(Records supplied)

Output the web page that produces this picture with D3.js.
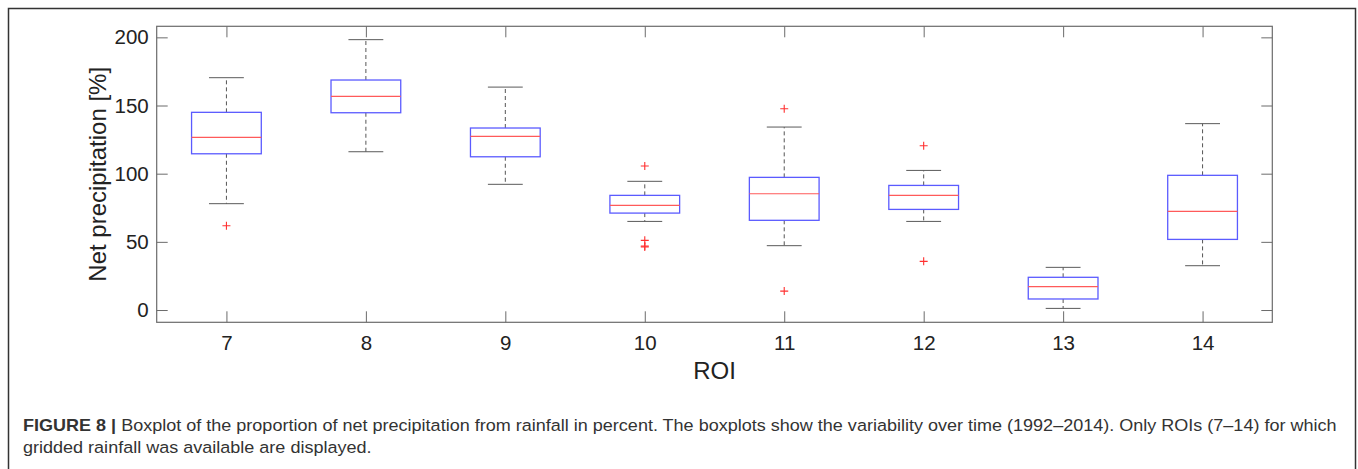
---
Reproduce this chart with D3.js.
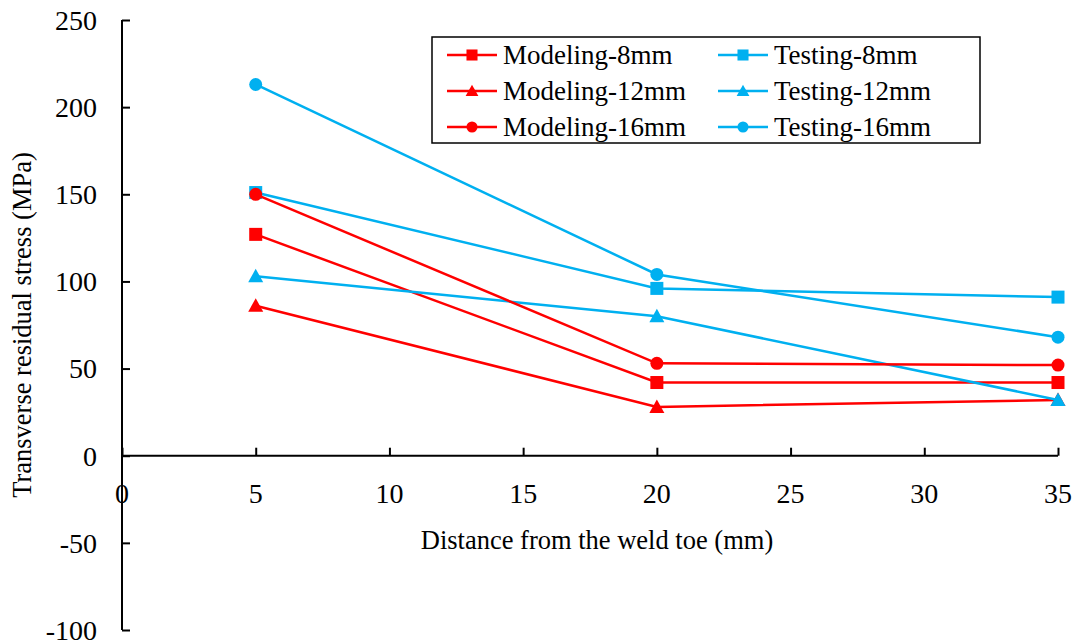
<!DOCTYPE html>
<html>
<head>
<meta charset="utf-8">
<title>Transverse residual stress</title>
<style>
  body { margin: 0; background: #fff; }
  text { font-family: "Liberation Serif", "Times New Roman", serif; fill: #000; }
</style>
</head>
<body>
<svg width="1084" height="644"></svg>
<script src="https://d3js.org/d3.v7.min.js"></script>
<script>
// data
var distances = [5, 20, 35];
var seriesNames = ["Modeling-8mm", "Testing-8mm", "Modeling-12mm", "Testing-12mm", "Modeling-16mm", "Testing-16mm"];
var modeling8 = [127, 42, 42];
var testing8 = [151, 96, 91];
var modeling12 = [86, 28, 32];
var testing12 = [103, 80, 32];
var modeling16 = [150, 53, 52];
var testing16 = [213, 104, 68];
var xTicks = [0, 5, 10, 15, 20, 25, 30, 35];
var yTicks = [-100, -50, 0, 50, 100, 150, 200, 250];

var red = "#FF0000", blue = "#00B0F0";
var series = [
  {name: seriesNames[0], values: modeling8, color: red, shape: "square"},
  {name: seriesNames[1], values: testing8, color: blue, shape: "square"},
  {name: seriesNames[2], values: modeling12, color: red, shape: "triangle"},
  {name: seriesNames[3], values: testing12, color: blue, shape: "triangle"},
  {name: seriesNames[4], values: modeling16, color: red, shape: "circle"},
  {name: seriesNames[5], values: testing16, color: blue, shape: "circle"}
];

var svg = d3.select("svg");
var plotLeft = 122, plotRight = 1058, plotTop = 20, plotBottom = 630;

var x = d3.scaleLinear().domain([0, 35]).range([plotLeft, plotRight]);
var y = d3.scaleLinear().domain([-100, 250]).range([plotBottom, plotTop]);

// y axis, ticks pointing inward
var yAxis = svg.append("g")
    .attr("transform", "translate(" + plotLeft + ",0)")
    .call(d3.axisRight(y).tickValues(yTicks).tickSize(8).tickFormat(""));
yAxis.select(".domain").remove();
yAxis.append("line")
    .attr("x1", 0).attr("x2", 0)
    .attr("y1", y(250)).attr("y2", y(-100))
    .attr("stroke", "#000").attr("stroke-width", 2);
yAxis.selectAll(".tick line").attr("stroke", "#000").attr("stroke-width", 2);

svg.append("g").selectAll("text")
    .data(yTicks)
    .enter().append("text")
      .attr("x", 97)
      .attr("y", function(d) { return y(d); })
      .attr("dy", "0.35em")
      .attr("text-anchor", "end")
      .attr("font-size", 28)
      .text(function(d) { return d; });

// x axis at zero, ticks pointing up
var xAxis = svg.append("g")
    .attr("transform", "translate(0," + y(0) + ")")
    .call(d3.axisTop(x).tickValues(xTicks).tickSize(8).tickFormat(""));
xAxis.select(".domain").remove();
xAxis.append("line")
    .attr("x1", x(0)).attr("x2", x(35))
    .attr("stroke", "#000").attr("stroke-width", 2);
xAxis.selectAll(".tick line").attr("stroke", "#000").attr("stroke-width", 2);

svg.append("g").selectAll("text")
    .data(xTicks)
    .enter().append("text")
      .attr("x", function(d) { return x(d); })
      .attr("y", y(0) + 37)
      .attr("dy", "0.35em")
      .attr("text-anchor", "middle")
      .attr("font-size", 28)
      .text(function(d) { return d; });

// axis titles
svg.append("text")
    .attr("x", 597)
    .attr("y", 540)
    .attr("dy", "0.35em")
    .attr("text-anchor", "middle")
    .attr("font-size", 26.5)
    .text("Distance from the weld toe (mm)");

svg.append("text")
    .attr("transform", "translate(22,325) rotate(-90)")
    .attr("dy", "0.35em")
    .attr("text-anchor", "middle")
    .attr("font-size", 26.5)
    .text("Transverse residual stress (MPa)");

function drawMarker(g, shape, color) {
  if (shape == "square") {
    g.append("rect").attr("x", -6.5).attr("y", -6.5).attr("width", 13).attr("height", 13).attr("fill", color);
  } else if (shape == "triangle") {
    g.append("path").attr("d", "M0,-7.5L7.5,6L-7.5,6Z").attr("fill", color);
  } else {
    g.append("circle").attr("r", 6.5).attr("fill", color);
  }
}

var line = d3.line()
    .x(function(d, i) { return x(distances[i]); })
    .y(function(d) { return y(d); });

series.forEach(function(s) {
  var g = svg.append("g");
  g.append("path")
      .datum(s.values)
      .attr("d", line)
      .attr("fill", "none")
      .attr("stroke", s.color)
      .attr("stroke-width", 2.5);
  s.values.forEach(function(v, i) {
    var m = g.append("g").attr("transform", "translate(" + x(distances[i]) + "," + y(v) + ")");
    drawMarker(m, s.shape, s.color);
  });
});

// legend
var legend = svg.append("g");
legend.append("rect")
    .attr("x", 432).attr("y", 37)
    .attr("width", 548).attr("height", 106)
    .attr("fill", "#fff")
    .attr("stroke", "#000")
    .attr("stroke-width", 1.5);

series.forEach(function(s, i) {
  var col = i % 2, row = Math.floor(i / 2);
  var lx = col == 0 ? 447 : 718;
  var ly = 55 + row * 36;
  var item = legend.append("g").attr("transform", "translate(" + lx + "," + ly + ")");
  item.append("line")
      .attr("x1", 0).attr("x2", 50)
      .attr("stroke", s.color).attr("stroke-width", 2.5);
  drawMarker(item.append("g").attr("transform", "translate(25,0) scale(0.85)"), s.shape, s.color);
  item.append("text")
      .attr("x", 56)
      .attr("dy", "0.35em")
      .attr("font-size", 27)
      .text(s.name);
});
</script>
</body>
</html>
...
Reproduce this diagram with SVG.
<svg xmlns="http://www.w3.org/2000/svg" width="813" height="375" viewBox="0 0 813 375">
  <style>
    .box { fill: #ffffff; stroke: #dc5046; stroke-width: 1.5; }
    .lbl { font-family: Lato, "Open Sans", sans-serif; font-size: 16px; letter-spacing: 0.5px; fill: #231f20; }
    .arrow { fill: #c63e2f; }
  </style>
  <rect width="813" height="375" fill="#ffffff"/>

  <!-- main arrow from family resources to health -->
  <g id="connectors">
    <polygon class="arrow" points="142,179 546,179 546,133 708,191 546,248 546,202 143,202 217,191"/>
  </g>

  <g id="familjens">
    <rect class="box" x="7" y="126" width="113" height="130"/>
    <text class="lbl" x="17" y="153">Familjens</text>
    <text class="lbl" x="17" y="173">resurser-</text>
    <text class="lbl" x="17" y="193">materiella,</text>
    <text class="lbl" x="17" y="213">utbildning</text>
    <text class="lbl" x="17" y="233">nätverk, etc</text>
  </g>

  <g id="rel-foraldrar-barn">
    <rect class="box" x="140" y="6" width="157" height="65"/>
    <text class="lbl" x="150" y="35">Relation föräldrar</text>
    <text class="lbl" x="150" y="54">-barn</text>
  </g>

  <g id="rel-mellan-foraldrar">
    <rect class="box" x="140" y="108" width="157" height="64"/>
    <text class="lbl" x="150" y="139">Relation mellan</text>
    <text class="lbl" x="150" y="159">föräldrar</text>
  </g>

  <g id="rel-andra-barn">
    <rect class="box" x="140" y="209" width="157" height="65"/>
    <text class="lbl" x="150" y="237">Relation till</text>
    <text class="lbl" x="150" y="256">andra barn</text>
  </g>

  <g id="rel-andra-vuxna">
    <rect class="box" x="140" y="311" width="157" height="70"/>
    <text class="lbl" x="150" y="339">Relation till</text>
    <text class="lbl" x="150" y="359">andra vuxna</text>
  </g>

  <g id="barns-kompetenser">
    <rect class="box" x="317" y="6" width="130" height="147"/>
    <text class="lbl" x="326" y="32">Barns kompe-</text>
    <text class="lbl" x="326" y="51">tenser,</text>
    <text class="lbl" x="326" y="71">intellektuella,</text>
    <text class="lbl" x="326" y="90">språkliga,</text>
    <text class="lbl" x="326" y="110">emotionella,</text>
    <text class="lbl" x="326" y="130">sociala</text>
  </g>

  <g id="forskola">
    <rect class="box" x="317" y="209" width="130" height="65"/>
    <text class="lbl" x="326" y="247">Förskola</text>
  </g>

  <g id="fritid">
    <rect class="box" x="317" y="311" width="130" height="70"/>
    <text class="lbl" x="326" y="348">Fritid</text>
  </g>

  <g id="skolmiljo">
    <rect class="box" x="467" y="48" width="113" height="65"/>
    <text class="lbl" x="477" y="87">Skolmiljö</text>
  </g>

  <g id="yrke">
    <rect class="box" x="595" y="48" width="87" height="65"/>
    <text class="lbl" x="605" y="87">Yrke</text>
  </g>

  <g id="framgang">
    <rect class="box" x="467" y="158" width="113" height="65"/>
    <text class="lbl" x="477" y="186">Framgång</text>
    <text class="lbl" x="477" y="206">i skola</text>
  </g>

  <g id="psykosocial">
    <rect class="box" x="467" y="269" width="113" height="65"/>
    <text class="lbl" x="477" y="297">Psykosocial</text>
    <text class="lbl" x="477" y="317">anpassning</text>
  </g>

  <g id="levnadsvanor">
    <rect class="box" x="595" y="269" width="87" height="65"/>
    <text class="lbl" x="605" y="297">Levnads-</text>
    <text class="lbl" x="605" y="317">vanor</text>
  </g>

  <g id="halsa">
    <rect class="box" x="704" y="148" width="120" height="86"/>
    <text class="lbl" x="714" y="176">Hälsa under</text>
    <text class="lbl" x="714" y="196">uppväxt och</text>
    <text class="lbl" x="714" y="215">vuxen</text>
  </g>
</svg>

(What needs to be done) Set down, without pictures, the lines between the line holding "Reproduce this chart with D3.js." and the line holding "var yTicks = [-100, -50, 0, 50, 100, 150, 200, 250];", both inclusive.

(Written response)
Reproduce this chart with D3.js.
<!DOCTYPE html>
<html>
<head>
<meta charset="utf-8">
<title>Transverse residual stress</title>
<style>
  body { margin: 0; background: #fff; }
  text { font-family: "Liberation Serif", "Times New Roman", serif; fill: #000; }
</style>
</head>
<body>
<svg width="1084" height="644"></svg>
<script src="https://d3js.org/d3.v7.min.js"></script>
<script>
// data
var distances = [5, 20, 35];
var seriesNames = ["Modeling-8mm", "Testing-8mm", "Modeling-12mm", "Testing-12mm", "Modeling-16mm", "Testing-16mm"];
var modeling8 = [127, 42, 42];
var testing8 = [151, 96, 91];
var modeling12 = [86, 28, 32];
var testing12 = [103, 80, 32];
var modeling16 = [150, 53, 52];
var testing16 = [213, 104, 68];
var xTicks = [0, 5, 10, 15, 20, 25, 30, 35];
var yTicks = [-100, -50, 0, 50, 100, 150, 200, 250];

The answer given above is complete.